I don’t weigh myself. Scales shmales. Or at least I don’t go out of my way to do so. I probably weigh myself every 3-4 months out of curiosity because it hasn’t crossed my mind for 3-4 months. I go by how I feel in my clothes and how I feel in general. I go by how I look in photographs and how I can compare myself happily in new photographs to old photographs (or less “happily” and I’ll work from there). And I work out what I want to maintain in my lifestyle and what I need to change to reach any goals/maintain how I feel.
I have never felt as motivated about food and fitness as I feel right now and I want to use this to reach a goal. I work on my arms constantly and I know they have changed and toned up but I still have 17 year old me whispering I should wear a cardigan just in case. Which I don’t do anymore but I do wear a blazer over my current black dress for a little bit before I dare to take it off.
So this is how it’s going to go. While I stick to eating in my own balanced way and exercising like I do (this is the way I will reach my goal), I will:
- Take a picture of myself every single day (for 114 days!) in the little black dress I do own (to physically see how you change is supposed to be one of the best tools)

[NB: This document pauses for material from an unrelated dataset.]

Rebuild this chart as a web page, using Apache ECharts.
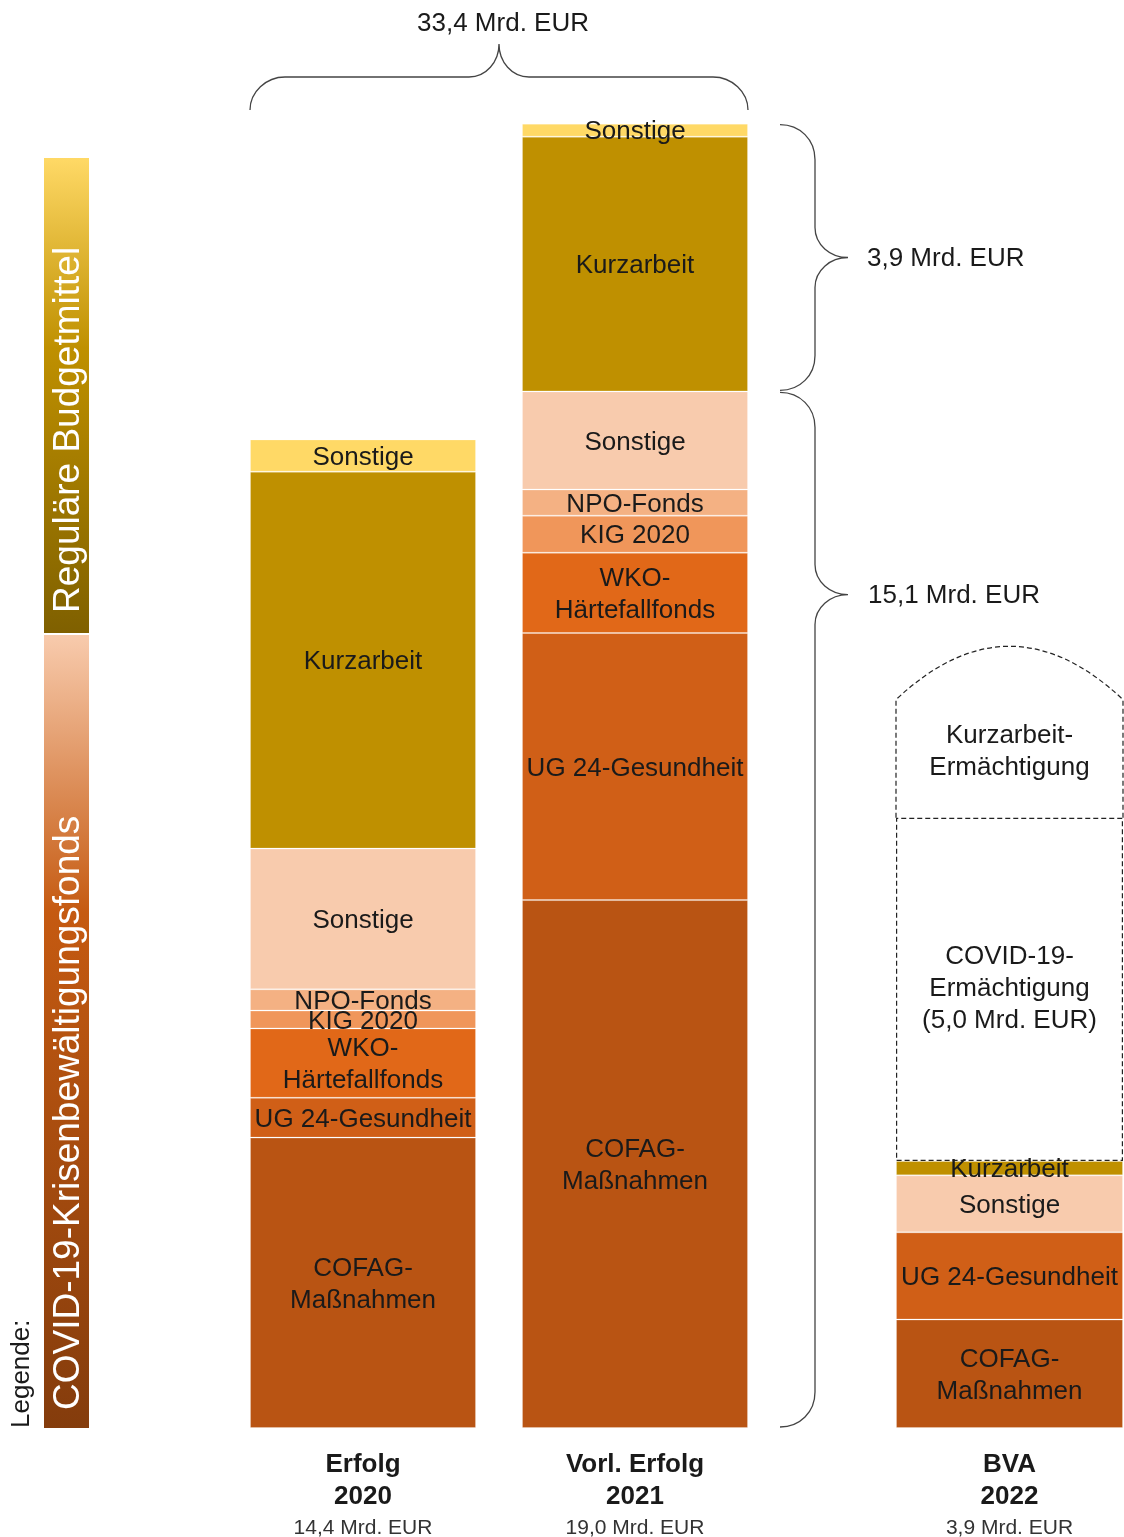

- Wear the black dress I do own by Christmas- more confidently than ever
- Every day write down what I eat and how much water I drink as well as the exercise I do
- Buy my dream little black dress for my 21st birthday
- Wear my dream little black dress on my birthday and blog about it
By the 9th February 2017 I want to wear a little black dress to celebrate turning 21 and fling my arms all about the place. Of course I won’t then give up on 10th February; I just want to treat the 9th as a day where not only do I get to celebrate being 21 but celebrate adding a bit more body confidence to my life! (I might just make my own motivational fitness DVD while I’m being so inspirational.) I was going to wait to start this challenge when it was a bit more of a nicer number like 100 days, but my goal of wearing a little black dress shouldn’t wait any longer.
Tomorrow starts my new little black dress life. FIST PUMPS ALL ROUND.